> YOUR INSTRUCTIONS:
Using the records below, count the lines with "this" in them. Give the number only.

> RECORDS FOR THE EXERCISE:

□ □ □ □ □ □ □

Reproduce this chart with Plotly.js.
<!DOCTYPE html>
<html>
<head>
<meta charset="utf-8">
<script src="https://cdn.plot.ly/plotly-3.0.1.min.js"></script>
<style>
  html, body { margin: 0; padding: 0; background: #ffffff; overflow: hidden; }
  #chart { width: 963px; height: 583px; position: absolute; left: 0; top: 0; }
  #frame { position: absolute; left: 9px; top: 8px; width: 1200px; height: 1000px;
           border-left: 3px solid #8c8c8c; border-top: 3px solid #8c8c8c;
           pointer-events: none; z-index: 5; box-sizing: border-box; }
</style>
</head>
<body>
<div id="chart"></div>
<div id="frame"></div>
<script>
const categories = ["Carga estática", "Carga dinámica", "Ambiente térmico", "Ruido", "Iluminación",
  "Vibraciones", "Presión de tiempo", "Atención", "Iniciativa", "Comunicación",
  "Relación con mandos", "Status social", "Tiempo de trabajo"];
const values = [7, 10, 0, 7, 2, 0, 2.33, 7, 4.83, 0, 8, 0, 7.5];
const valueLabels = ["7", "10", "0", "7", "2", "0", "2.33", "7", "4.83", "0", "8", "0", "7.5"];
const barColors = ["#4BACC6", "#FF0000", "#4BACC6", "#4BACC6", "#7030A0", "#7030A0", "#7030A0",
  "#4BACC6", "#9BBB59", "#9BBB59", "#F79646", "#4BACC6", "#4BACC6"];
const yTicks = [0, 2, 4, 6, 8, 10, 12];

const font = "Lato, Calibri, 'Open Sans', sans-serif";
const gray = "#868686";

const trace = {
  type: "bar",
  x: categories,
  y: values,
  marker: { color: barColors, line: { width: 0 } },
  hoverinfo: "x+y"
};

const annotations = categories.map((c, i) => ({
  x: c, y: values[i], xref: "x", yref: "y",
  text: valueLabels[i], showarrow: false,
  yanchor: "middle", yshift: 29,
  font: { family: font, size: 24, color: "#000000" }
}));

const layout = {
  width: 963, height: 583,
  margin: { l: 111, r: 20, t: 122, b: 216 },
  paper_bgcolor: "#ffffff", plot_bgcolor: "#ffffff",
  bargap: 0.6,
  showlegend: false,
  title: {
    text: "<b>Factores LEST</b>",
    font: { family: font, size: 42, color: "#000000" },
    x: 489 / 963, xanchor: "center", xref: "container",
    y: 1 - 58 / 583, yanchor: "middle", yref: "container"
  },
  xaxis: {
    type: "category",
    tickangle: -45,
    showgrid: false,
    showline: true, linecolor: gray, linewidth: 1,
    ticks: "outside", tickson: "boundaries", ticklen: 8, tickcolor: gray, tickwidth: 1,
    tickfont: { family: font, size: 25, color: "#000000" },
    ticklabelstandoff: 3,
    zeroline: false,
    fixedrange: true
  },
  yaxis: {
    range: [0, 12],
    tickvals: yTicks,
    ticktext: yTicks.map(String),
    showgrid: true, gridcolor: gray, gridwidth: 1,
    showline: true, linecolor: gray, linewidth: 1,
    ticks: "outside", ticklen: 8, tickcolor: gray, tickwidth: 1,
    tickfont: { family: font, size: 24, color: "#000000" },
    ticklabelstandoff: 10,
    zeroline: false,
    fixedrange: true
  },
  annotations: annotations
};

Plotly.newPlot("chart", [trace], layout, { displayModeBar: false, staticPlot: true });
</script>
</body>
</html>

□ □ □ □ □ □ □

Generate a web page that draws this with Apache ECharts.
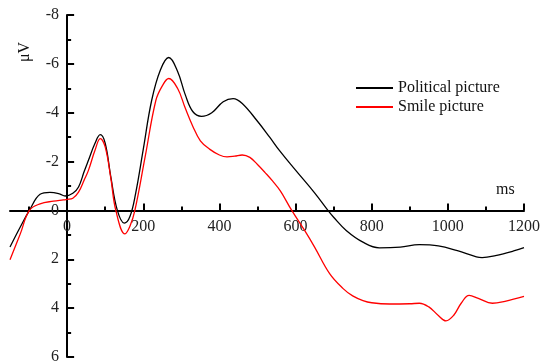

□ □ □ □ □ □ □

> REPLY TO THE EXERCISE:
2